So the first thing I did... well, okay, the very first thing I did was whip up a fresh set
of deep soft jaws for my lathe chuck. I didn't want to go through the hassles of trying to
actually remove the ballnut, so I had to try and machine the screw and nut as a unit. The nut
has an OD close to 1.5", and the bore of my lathe headstock is only 1.375".
I was able to balance the amount sticking out of the nut and have enough to clamp to, with the
nut in the small gap between the back of the chuck jaws and the actual nose of the spindle.

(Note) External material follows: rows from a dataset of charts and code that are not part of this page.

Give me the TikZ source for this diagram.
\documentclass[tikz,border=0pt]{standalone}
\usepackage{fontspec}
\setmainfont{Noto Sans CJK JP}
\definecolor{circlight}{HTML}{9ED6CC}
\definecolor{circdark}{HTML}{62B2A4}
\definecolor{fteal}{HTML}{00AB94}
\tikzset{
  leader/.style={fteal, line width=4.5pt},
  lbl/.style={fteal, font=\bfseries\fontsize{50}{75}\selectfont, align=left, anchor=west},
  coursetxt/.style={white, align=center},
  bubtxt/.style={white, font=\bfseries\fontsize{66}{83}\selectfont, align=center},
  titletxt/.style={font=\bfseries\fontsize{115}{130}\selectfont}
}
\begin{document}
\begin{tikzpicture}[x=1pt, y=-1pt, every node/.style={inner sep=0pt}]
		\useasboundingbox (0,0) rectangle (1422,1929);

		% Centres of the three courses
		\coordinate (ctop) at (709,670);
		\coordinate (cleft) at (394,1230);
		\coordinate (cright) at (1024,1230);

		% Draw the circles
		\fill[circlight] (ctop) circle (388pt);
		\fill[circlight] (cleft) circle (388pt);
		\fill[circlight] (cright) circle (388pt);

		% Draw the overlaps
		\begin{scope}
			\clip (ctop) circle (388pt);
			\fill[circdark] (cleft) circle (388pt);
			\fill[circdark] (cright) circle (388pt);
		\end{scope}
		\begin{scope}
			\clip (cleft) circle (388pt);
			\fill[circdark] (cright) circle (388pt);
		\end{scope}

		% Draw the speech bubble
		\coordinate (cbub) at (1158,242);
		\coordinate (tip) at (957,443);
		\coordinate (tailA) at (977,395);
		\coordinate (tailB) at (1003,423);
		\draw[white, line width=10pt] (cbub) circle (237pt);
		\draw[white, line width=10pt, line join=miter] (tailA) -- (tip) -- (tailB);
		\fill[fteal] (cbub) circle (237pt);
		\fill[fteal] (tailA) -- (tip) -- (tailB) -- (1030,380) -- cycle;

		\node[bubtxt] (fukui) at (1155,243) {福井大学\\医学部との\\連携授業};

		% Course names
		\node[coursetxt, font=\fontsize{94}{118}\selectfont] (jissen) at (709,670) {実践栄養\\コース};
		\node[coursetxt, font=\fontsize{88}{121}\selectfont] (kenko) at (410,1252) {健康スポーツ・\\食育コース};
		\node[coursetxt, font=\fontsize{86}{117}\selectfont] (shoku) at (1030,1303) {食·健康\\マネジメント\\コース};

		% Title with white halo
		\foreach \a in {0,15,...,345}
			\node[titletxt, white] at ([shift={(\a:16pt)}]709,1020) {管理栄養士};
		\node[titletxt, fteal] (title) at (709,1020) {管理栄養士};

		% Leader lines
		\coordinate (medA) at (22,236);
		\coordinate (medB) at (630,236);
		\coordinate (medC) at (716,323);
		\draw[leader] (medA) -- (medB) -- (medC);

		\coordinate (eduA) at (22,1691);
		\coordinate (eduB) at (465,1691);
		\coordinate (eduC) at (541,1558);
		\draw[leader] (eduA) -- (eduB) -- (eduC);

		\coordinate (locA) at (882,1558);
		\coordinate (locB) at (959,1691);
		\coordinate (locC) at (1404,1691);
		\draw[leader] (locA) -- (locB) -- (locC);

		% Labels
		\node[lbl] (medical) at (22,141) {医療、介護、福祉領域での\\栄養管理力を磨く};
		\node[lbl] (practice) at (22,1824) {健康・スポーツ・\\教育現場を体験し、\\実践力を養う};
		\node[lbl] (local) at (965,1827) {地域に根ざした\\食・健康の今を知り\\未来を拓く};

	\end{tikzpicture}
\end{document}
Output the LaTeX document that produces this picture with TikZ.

The aluminum soft jaws allowed me to clamp right into the screw itself without damaging anything,
and as they were bored in place, the setup was more concentric than the plain chuck jaws.
So after that setup (and wrapping the ballnut with paper towels to keep the swarf out) I was able to chuck up the first screw,
and use a nice sharp 10mm 1.0 die to extend the threads down the shaft by about another 5/16" or so.
That gave me a step just a touch wider than the bearing itself, but of course leaves a lot of now-unnecessary shaft threads.
Those threads are turned down to leave about .300 to .320" worth, with a new diameter the same as the old shaft- .3145".
And finally, considering how much actually extends into the helical couplers I'm using, I cut off the excess to that length.
That all has the result of shortening the overall shaft roughly 3/4".
That may not sound like much, but I think it was worth it.
Now, with the freshly-modded screws back into place, I swapped back to the hard jaws,
and chucked up a chunk of 1" hot-rolled mild from the junk bin.
That gets turned, stepped, drilled, bored and tapped...
Then parted off and deburred.
It's then marked, drilled, tapped, counterbored and cut with a slitting saw.
With the addition of a 4-40 capscrew, we now have a clamping nut with integral spacer!
That threads onto the end of the ballscrew and is snugged against the bearing- there's no "preload" in this case,
as the center race of the bearing is simply pinched between the end of the ballscrew step and the new nut.
So it's just snugged relatively firmly and the screw tightened to lock it into place.
After that, the helical coupler can be slipped on and it, too, clamped into place. I'll need to add a small flat before
I also add the locking setscrew on the coupler, but this thing's going to be coming apart another couple times
before it's finish-assembled. Now I just have to make a second nut, then move on to the actual stepper mounts.